____ Data lines
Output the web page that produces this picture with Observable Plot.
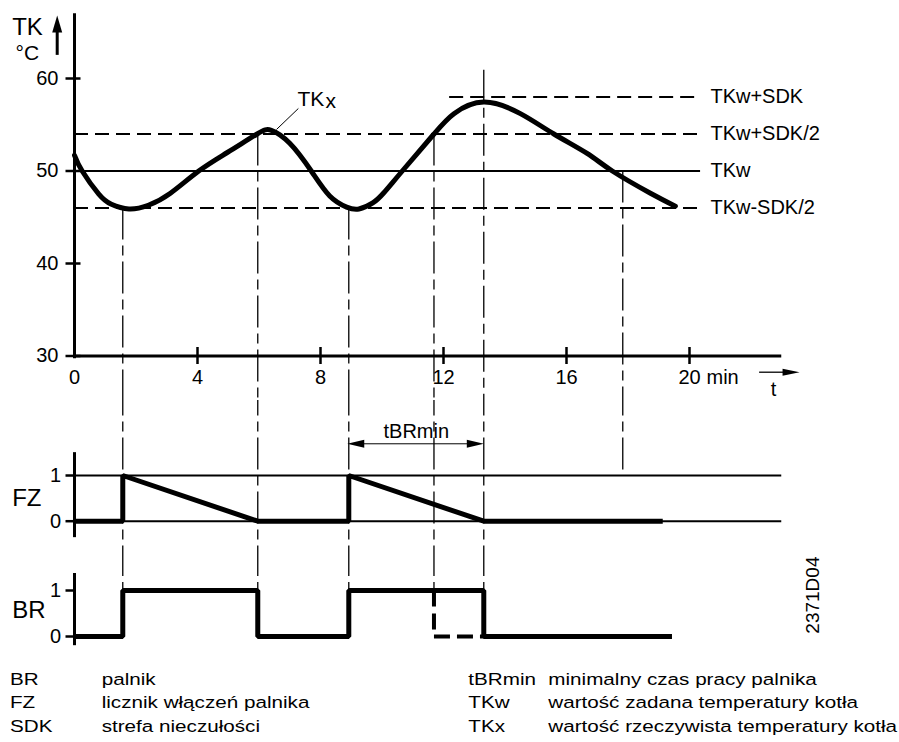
<!DOCTYPE html>
<html>
<head>
<meta charset="utf-8">
<script src="https://cdn.jsdelivr.net/npm/d3@7"></script>
<script src="https://cdn.jsdelivr.net/npm/@observablehq/plot@0.6"></script>
<style>
  body { margin: 0; background: #fff; }
  #chart { width: 899px; }
  #chart svg { display: block; }
</style>
</head>
<body>
<div id="chart"></div>
<script>
// ---------- data ----------
const tkTime = [0, 0.25, 0.79, 1.2, 1.77, 2.4, 3.12, 4.04, 4.97, 5.94, 6.4, 7.0, 7.7, 8.3, 8.85, 9.25, 9.7, 10.06, 10.66, 11.69, 12.34, 13.31, 14.5, 15.59, 16.67, 17.49, 18.73, 19.54];
const tkTemp = [51.7, 50, 47.5, 46.4, 45.9, 46.3, 47.6, 50, 52.0, 54, 54.4, 53.0, 50, 47.3, 46.1, 45.9, 46.55, 47.65, 50, 54, 56.2, 57.45, 56.2, 54, 51.9, 50, 47.6, 46.2];

const levelValue = [58, 54, 50, 46];
const levelLabel = ["TKw+SDK", "TKw+SDK/2", "TKw", "TKw-SDK/2"];
const levelStart = [12.2, 0, 0, 0];
const levelDashed = [true, true, false, true];
const levelEnd = 20.36;

const xTicks = [0, 4, 8, 12, 16, 20];
const xTickMarks = [4, 8, 12, 16, 20];
const yTicks = [30, 40, 50, 60];

const eventTime = [1.57, 5.96, 8.92, 11.69, 13.31, 17.83];
const eventTop = [46, 54, 46, 54, 60.9, 50];
const eventEnd = ["BR", "BR", "BR", "BR", "BR", "FZ"];

const fzTime = [0, 1.57, 1.57, 5.96, 8.92, 8.92, 13.31, 19.13];
const fzValue = [0, 0, 1, 0, 0, 1, 0, 0];

const brTime = [0, 1.57, 5.96, 8.92, 13.31, 19.43];
const brValue = [0, 1, 0, 1, 0, 0];
const brAltTime = [11.69, 11.69, 13.31];
const brAltValue = [1, 0, 0];

const tbrStart = 8.92, tbrEnd = 13.31;

const legendTerm1 = ["BR", "FZ", "SDK"];
const legendDesc1 = ["palnik", "licznik włączeń palnika", "strefa nieczułości"];
const legendTerm2 = ["tBRmin", "TKw", "TKx"];
const legendDesc2 = ["minimalny czas pracy palnika", "wartość zadana temperatury kotła", "wartość rzeczywista temperatury kotła"];

// ---------- helpers ----------
const FONT = "'Liberation Sans', Arial, Helvetica, sans-serif";
const tk = tkTime.map((t, i) => ({t, v: tkTemp[i]}));
const levels = levelValue.map((v, i) => ({v, label: levelLabel[i], x1: levelStart[i], dashed: levelDashed[i]}));
const events = eventTime.map((t, i) => ({t, top: eventTop[i], end: eventEnd[i]}));
const fz = fzTime.map((t, i) => ({t, v: fzValue[i]}));
const br = brTime.map((t, i) => ({t, v: brValue[i]}));
const brAlt = brAltTime.map((t, i) => ({t, v: brAltValue[i]}));

const stub = {draw(ctx, l) { ctx.moveTo(0, 0); ctx.lineTo(0, -l); }};
const head = (w, h) => ({draw(ctx) { ctx.moveTo(0, 0); ctx.lineTo(w / 2, h); ctx.lineTo(-w / 2, h); ctx.closePath(); }});
const DASHDOT = "32,6,10,6";

const base = (height, marginTop, marginBottom) => ({
  width: 899, height, marginLeft: 74, marginRight: 117.75, marginTop, marginBottom,
  x: {domain: [0, 23], axis: null},
  style: {fontFamily: FONT, fontSize: "20px", overflow: "hidden", color: "black", background: "white"}
});

// ---------- panel A : temperature ----------
const panelA = Plot.plot({
  ...base(400, 78, 44.5),
  y: {domain: [30, 60]},
  marks: [
    Plot.ruleY(levels.filter(d => d.dashed), {y: "v", x1: "x1", x2: levelEnd, strokeWidth: 2, strokeDasharray: "14,7"}),
    Plot.ruleY(levels.filter(d => !d.dashed), {y: "v", x1: "x1", x2: levelEnd, strokeWidth: 2}),
    Plot.text(levels, {x: 20.68, y: "v", text: "label", textAnchor: "start", lineAnchor: "middle", fontSize: 20}),
    Plot.ruleX(events, {x: "t", y1: "top", y2: 20, strokeWidth: 1.3, strokeDasharray: DASHDOT}),
    Plot.line(tk, {x: "t", y: "v", curve: "natural", strokeWidth: 5}),
    // axes lines
    Plot.ruleX([0], {y1: 29.7, y2: 67, strokeWidth: 3}),
    Plot.ruleY([30], {x1: 0, x2: 23, strokeWidth: 3}),
    Plot.vector(yTicks, {x: 0, y: d => d, dx: -9, length: 15, rotate: 90, anchor: "start", shape: stub, strokeWidth: 2.5, strokeLinecap: "butt"}),
    Plot.vector(xTickMarks, {x: d => d, y: 30, dy: 8, length: 17, rotate: 0, anchor: "start", shape: stub, strokeWidth: 2.5, strokeLinecap: "butt"}),
    Plot.axisY(yTicks, {tickSize: 0, tickPadding: 16, fontSize: 20, label: null}),
    Plot.axisX(xTicks, {tickSize: 0, tickPadding: 13.3, fontSize: 20, label: null}),
    Plot.text(["min"], {x: 20, y: 30, dx: 17, dy: 27.5, textAnchor: "start", lineAnchor: "bottom", fontSize: 20}),
    // t arrow
    Plot.ruleY([30], {x1: 22.28, x2: 23.1, dy: 16.2, strokeWidth: 1.3}),
    Plot.dot([23.58], {x: d => d, y: 30, dy: 16.2, symbol: head(7, 17), rotate: 90, fill: "black", stroke: "none"}),
    Plot.text(["t"], {x: 22.73, y: 30, dy: 39.5, textAnchor: "middle", lineAnchor: "bottom", fontSize: 20}),
    // TK arrow & label
    Plot.ruleX([0], {y1: 62.5, y2: 65.5, dx: -17.3, strokeWidth: 3}),
    Plot.dot([66.8], {x: 0, y: d => d, dx: -17.3, symbol: head(10, 17), fill: "black", stroke: "none"}),
    Plot.text(["TK"], {x: 0, y: 64.65, dx: -62.3, textAnchor: "start", lineAnchor: "bottom", fontSize: 24}),
    Plot.text(["°C"], {x: 0, y: 61.95, dx: -59, textAnchor: "start", lineAnchor: "bottom", fontSize: 21}),
    // TKx label
    Plot.link([0], {x1: 7.28, y1: 56.76, x2: 6.57, y2: 54.49, strokeWidth: 1}),
    Plot.text(["TK"], {x: 7.25, y: 57.08, textAnchor: "start", lineAnchor: "bottom", fontSize: 21}),
    Plot.text(["x"], {x: 8.16, y: 56.86, textAnchor: "start", lineAnchor: "bottom", fontSize: 21})
  ]
});

// ---------- panel B : FZ ----------
const panelB = Plot.plot({
  ...base(155, 75, 34.3),
  y: {domain: [0, 1], axis: null},
  marks: [
    Plot.ruleY([0, 1], {x1: 0, x2: 23, strokeWidth: 2}),
    Plot.ruleX(events, {x: "t", y1: 3, y2: d => d.end === "FZ" ? 1 : -1, strokeWidth: 1.3, strokeDasharray: DASHDOT}),
    Plot.ruleX([0], {y1: -0.36, y2: 1.5, strokeWidth: 3}),
    Plot.vector([0, 1], {x: 0, y: d => d, dx: -9, length: 9, rotate: 90, anchor: "start", shape: stub, strokeWidth: 2.5, strokeLinecap: "butt"}),
    Plot.text([0, 1], {x: 0, y: d => d, dx: -13.5, text: d => String(d), textAnchor: "end", lineAnchor: "middle", fontSize: 20}),
    Plot.text(["FZ"], {x: 0, y: 0.5, dx: -62.3, textAnchor: "start", lineAnchor: "middle", fontSize: 24}),
    Plot.line(fz, {x: "t", y: "v", strokeWidth: 5, strokeLinejoin: "miter", strokeLinecap: "butt"}),
    // tBRmin dimension
    Plot.ruleY([1.694], {x1: tbrStart + 0.4, x2: tbrEnd - 0.4, strokeWidth: 1}),
    Plot.dot([tbrStart - 0.05], {x: d => d, y: 1.694, symbol: head(8, 17), rotate: -90, fill: "black", stroke: "none"}),
    Plot.dot([tbrEnd], {x: d => d, y: 1.694, symbol: head(8, 17), rotate: 90, fill: "black", stroke: "none"}),
    Plot.text(["tBRmin"], {x: (tbrStart + tbrEnd) / 2, y: 1.81, textAnchor: "middle", lineAnchor: "bottom", fontSize: 20})
  ]
});

// ---------- panel C : BR ----------
const panelC = Plot.plot({
  ...base(105, 35, 24),
  y: {domain: [0, 1], axis: null},
  marks: [
    Plot.ruleX(events.filter(d => d.end === "BR"), {x: "t", y1: 2, y2: 1, strokeWidth: 1.3, strokeDasharray: DASHDOT}),
    Plot.ruleX([0], {y1: -0.2, y2: 1.37, strokeWidth: 3}),
    Plot.vector([0, 1], {x: 0, y: d => d, dx: -9, length: 9, rotate: 90, anchor: "start", shape: stub, strokeWidth: 2.5, strokeLinecap: "butt"}),
    Plot.text([0, 1], {x: 0, y: d => d, dx: -13.5, text: d => String(d), textAnchor: "end", lineAnchor: "middle", fontSize: 20}),
    Plot.text(["BR"], {x: 0, y: 0.565, dx: -62.3, textAnchor: "start", lineAnchor: "middle", fontSize: 24}),
    Plot.line(br, {x: "t", y: "v", curve: "step-after", strokeWidth: 5, strokeLinejoin: "miter", strokeLinecap: "butt"}),
    Plot.line(brAlt, {x: "t", y: "v", strokeWidth: 4, strokeDasharray: "16,7", strokeLinejoin: "miter", strokeLinecap: "butt"}),
    Plot.text(["2371D04"], {x: 24.02, y: 0.9, rotate: -90, textAnchor: "middle", lineAnchor: "middle", fontSize: 19})
  ]
});

const chart = document.getElementById("chart");
chart.append(panelA, panelB, panelC);

// ---------- legend ----------
const legend = d3.create("svg").attr("width", 899).attr("height", 82).style("display", "block")
  .attr("font-family", FONT).attr("font-size", 17);
const sx = 1.215;
const g = legend.append("g").attr("transform", `scale(${sx},1)`);
const rowsY = [25, 48.3, 71.7];
const cols = [[10, legendTerm1], [101.7, legendDesc1], [468.3, legendTerm2], [548.3, legendDesc2]];
cols.forEach(([x, arr]) => {
  arr.forEach((s, i) => {
    g.append("text").attr("x", x / sx).attr("y", rowsY[i]).text(s);
  });
});
chart.append(legend.node());
</script>
</body>
</html>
________
* _Task requirements_
Write down every line from the opening of the listing to the line with "50, 47.6, 46.2];", both included, and nothing else; the pictures are omitted.

* _Problem solution_
Output the web page that produces this picture with Observable Plot.
<!DOCTYPE html>
<html>
<head>
<meta charset="utf-8">
<script src="https://cdn.jsdelivr.net/npm/d3@7"></script>
<script src="https://cdn.jsdelivr.net/npm/@observablehq/plot@0.6"></script>
<style>
  body { margin: 0; background: #fff; }
  #chart { width: 899px; }
  #chart svg { display: block; }
</style>
</head>
<body>
<div id="chart"></div>
<script>
// ---------- data ----------
const tkTime = [0, 0.25, 0.79, 1.2, 1.77, 2.4, 3.12, 4.04, 4.97, 5.94, 6.4, 7.0, 7.7, 8.3, 8.85, 9.25, 9.7, 10.06, 10.66, 11.69, 12.34, 13.31, 14.5, 15.59, 16.67, 17.49, 18.73, 19.54];
const tkTemp = [51.7, 50, 47.5, 46.4, 45.9, 46.3, 47.6, 50, 52.0, 54, 54.4, 53.0, 50, 47.3, 46.1, 45.9, 46.55, 47.65, 50, 54, 56.2, 57.45, 56.2, 54, 51.9, 50, 47.6, 46.2];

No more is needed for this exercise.